● Given information:
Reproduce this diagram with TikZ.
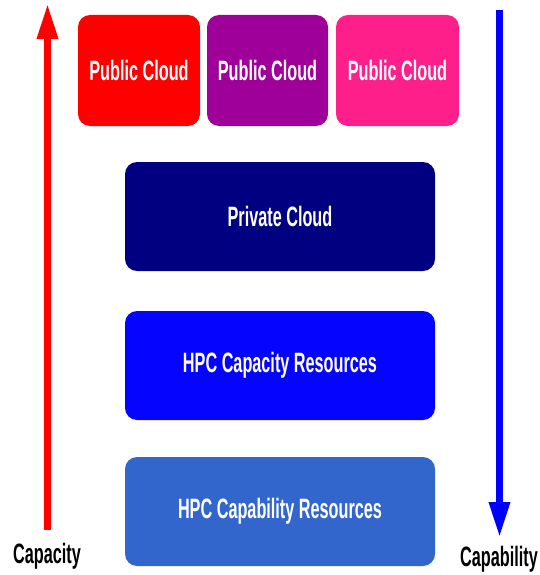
\documentclass[tikz,border=0pt]{standalone}
\usepackage{fontspec}
\usepackage{xcolor}
\usetikzlibrary{arrows.meta}
\newfontfamily\narrowsans[FakeStretch=0.58]{Liberation Sans}
\definecolor{pubRed}{HTML}{FF0000}
\definecolor{pubPurple}{HTML}{A0009A}
\definecolor{pubPink}{HTML}{FF1F8A}
\definecolor{privNavy}{HTML}{000080}
\definecolor{hpcBlue}{HTML}{0505FF}
\definecolor{hpcSteel}{HTML}{3366CC}
\tikzset{
    cloudbox/.style={rectangle, rounded corners=12pt, text=white,
        font=\narrowsans\bfseries\fontsize{28}{30}\selectfont},
    axislabel/.style={text=black, font=\narrowsans\bfseries\fontsize{28}{30}\selectfont},
    axisarrow/.style={line width=6.5pt, -{Triangle[width=20pt,length=35pt]}}
}
\begin{document}
\begin{tikzpicture}[x=1pt, y=-1pt]
    \useasboundingbox (0,0) rectangle (539,575);

    \def\topH{111}; % height of the public cloud boxes
    \def\rowH{109}; % height of the wide boxes
    \def\rowW{310};

    %%% public clouds %%%
    \node[cloudbox, fill=pubRed, minimum width=122pt, minimum height=\topH pt] (pubA) at (139,70.5) {Public Cloud};
    \node[cloudbox, fill=pubPurple, minimum width=121pt, minimum height=\topH pt] (pubB) at (267.5,70.5) {Public Cloud};
    \node[cloudbox, fill=pubPink, minimum width=123pt, minimum height=\topH pt] (pubC) at (397.5,70.5) {Public Cloud};

    %%% lower layers %%%
    \node[cloudbox, fill=privNavy, minimum width=\rowW pt, minimum height=\rowH pt] (private) at (280,216.5) {Private Cloud};
    \node[cloudbox, fill=hpcBlue, minimum width=\rowW pt, minimum height=\rowH pt] (capacity) at (280,365.5) {HPC Capacity Resources};
    \node[cloudbox, fill=hpcSteel, minimum width=\rowW pt, minimum height=\rowH pt] (capability) at (280,511.5) {HPC Capability Resources};

    %%% axes %%%
    \node[axislabel] (capLabel) at (47,556) {Capacity};
    \node[axislabel] (cabLabel) at (499,559) {Capability};

    \coordinate (redFoot) at (47.5,530);
    \coordinate (redTip) at (47.5,4);
    \coordinate (blueFoot) at (499.5,10);
    \coordinate (blueTip) at (499.5,537);

    \draw[axisarrow, pubRed] (redFoot) -- (redTip);
    \draw[axisarrow, blue] (blueFoot) -- (blueTip);
\end{tikzpicture}
\end{document}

● Aim of the task: Reproduce the material word for word. Any pictures should be left out of the copy.

● Task answer:
Reproduce this diagram with TikZ.
\documentclass[tikz,border=0pt]{standalone}
\usepackage{fontspec}
\usepackage{xcolor}
\usetikzlibrary{arrows.meta}
\newfontfamily\narrowsans[FakeStretch=0.58]{Liberation Sans}
\definecolor{pubRed}{HTML}{FF0000}
\definecolor{pubPurple}{HTML}{A0009A}
\definecolor{pubPink}{HTML}{FF1F8A}
\definecolor{privNavy}{HTML}{000080}
\definecolor{hpcBlue}{HTML}{0505FF}
\definecolor{hpcSteel}{HTML}{3366CC}
\tikzset{
    cloudbox/.style={rectangle, rounded corners=12pt, text=white,
        font=\narrowsans\bfseries\fontsize{28}{30}\selectfont},
    axislabel/.style={text=black, font=\narrowsans\bfseries\fontsize{28}{30}\selectfont},
    axisarrow/.style={line width=6.5pt, -{Triangle[width=20pt,length=35pt]}}
}
\begin{document}
\begin{tikzpicture}[x=1pt, y=-1pt]
    \useasboundingbox (0,0) rectangle (539,575);

    \def\topH{111}; % height of the public cloud boxes
    \def\rowH{109}; % height of the wide boxes
    \def\rowW{310};

    %%% public clouds %%%
    \node[cloudbox, fill=pubRed, minimum width=122pt, minimum height=\topH pt] (pubA) at (139,70.5) {Public Cloud};
    \node[cloudbox, fill=pubPurple, minimum width=121pt, minimum height=\topH pt] (pubB) at (267.5,70.5) {Public Cloud};
    \node[cloudbox, fill=pubPink, minimum width=123pt, minimum height=\topH pt] (pubC) at (397.5,70.5) {Public Cloud};

    %%% lower layers %%%
    \node[cloudbox, fill=privNavy, minimum width=\rowW pt, minimum height=\rowH pt] (private) at (280,216.5) {Private Cloud};
    \node[cloudbox, fill=hpcBlue, minimum width=\rowW pt, minimum height=\rowH pt] (capacity) at (280,365.5) {HPC Capacity Resources};
    \node[cloudbox, fill=hpcSteel, minimum width=\rowW pt, minimum height=\rowH pt] (capability) at (280,511.5) {HPC Capability Resources};

    %%% axes %%%
    \node[axislabel] (capLabel) at (47,556) {Capacity};
    \node[axislabel] (cabLabel) at (499,559) {Capability};

    \coordinate (redFoot) at (47.5,530);
    \coordinate (redTip) at (47.5,4);
    \coordinate (blueFoot) at (499.5,10);
    \coordinate (blueTip) at (499.5,537);

    \draw[axisarrow, pubRed] (redFoot) -- (redTip);
    \draw[axisarrow, blue] (blueFoot) -- (blueTip);
\end{tikzpicture}
\end{document}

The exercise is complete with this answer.